Homeowners dealing with invading bamboo should document the spread before the dispute escalates. Photos, dates, complaint records, estimates, correspondence, and proof of shoots crossing a property line can matter if code enforcement or civil court becomes part of the fight.
Removal Usually Takes More Than Cutting Stalks
Cutting bamboo can clear the visible stalks, but running bamboo can keep sending up shoots if the underground rhizomes remain active. News 12 reported that bamboo can spread about seven feet in a year and often has to be dug up.

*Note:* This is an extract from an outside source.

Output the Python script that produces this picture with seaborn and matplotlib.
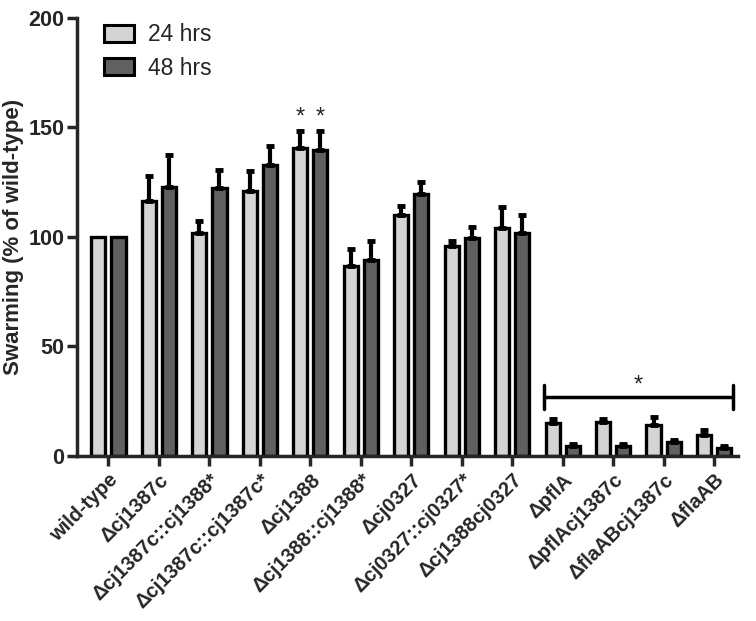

Depending on the site, removal can involve excavation, repeated cutting, root-barrier installation, monitoring, and follow-up treatment. Homeowners should ask qualified removal professionals about the full method before paying for a quick cutdown that leaves the root system behind.
Anyone buying a home with bamboo near the fence line should look for canes, cut stumps, fresh shoots, metal barriers, trenches, raised planters, and new growth appearing through lawns or beds. In towns with bamboo ordinances, buyers can also ask whether the property has received a bamboo complaint or notice of violation.
Before planting a privacy screen near a property line, homeowners should check the township code, HOA rules, mature size, root behavior, and required setback. In Edison, running bamboo that crosses onto another property can become a complaint, a removal bill, and a daily fine after notice and a missed correction deadline.